- Broad-scale adaptive genetic variation in alpine plants is driven by temperature and precipitation. AFLP variation linked to precipitation and temperature across 13 Alpine species.
- Current state of knowledge on indigenous chicken genetic resources of the tropics: domestication, distribution and documentation of information on the genetic resources. There are three relevant databases on chickens, and yet…
- Genetic diversity and parentage in farmer varieties of cacao (Theobroma cacao L.) from Honduras and Nicaragua as revealed by single nucleotide polymorphism (SNP) markers. 70 SNPs enough to confirm 5 morphological groups, but also pick up the odd synonym.
- Molecular diversity and phylogenetic relationships of Pistacia vera, Pistacia atlantica subsp. mutica and Pistacia khinjuk using SRAP markers. The species are pretty good.
- Biofortified, selenium enriched, fruit and cladode from three Opuntia Cactus pear cultivars grown on agricultural drainage sediment for use in nutraceutical foods. It pays to grow prickly pear on crappy soil.
- Hotspots of diversity of wild Australian soybean relatives and their conservation in situ. Looks like it’s Kimberley.
- Community-based alternative breeding plans for indigenous sheep breeds in four agro-ecological zones of Ethiopia. They’re ok, but you do have to keep good records.
- Diverse genetic basis of field-evolved resistance to Bt cotton in cotton bollworm from China. Gene jockeys need to go back to drawing board. No, wait.
- Bioactive compounds and nutritional significance of virgin argan oil–an edible oil with potential as a functional food. Jolly high in just about everything that’s good for you, more research needed, yada yada yada.
Featured: Genebank payments
Ehsan reminds us of one of the complexities of genebanks charging for accessions:
Often genebanks holds collections arising from other countries from which the accession has been collected. Then, how ethical would it be for a country to request for materials collected from its country and have to pay for it. I think this is another point which should be taken in to consideration.
Lots of other comments, do have a look and add your own.
Where did the purple potato come from?
This post is not really about purple potatoes. It is, rather, a shameless attempt to connect with Adam Mars Jones, a well-known author. In the course of eviscerating Martin Amis, another well-known author, Mars Jones writes the following:
The same sense of lostness clings to social attitudes. When Des finds a girlfriend, Dawn, the only problem is her racist father, Horace. He’s not just a racist but a throwback of a racist: ‘Your brain’s smaller and a different shape. Whilst hers is normal, yours is closer to a primate’s.’ In the allotment of nasty social attitudes this contorted purple tuber must count as a heritage potato, miraculously re-established from a seed bank.
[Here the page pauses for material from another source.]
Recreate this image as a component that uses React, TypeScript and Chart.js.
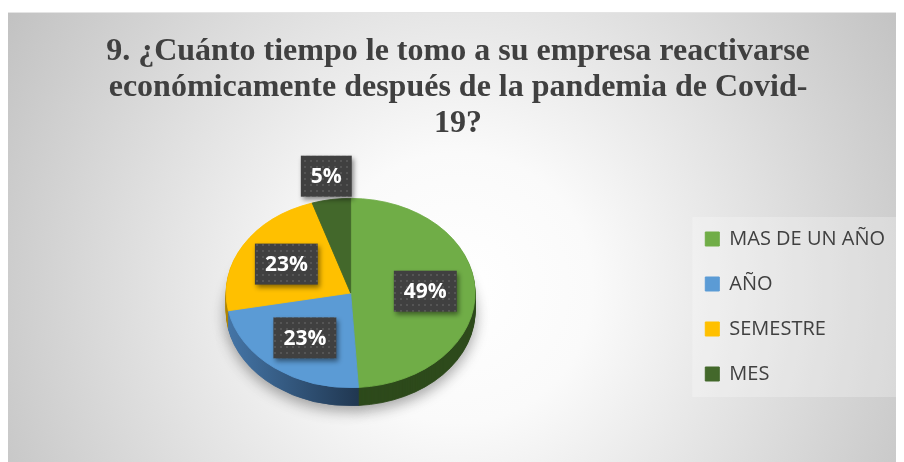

Which is enough to bring us up short. I’m not entirely sure what point Mars Jones is trying to make — contorted purple tubers being just the job under the right (marginal, high-altitude) circumstances — I do wonder what made him think of that particular metaphor, complete with interesting reference to “seed bank”.
So if you know the man himself, or know someone who might, do please ask and relay his answer.
Getting journals to map species
We believe that implementation of a data-archiving policy by biodiversity and conservation journals would drive a large amount of species occurrence data across broad geographic and taxonomic ranges into biodiversity databases.
Uhm, something for the weekend, perhaps. Maybe even in conjunction with this. Or maybe I’ll just watch the football…
Markets in everything, food security edition
I know, I know, there’s been much more talk about market failure in the past couple of years than about market success. Case in point: a clever interactive map has been done showing you where markets have been bad for biodiversity, but not one showing where they’ve been good.
But all that negativity hasn’t stopped Dougal Thomson just launching a discussion on what the private sector can do for food security. It’s all to get you interested in The Economist’s Feeding the World conferences later this year of course. And to put you in an appropriately market-friendly mood for Rio +20 next week too, I suppose.
Anyway, here’s where, recession or no recession, you can channel your inner capitalist and tell the world how to “…reconcile a multinational’s need for profit with a smallholder’s need for income, a mother’s need to feed her baby and a nation’s need for food security.”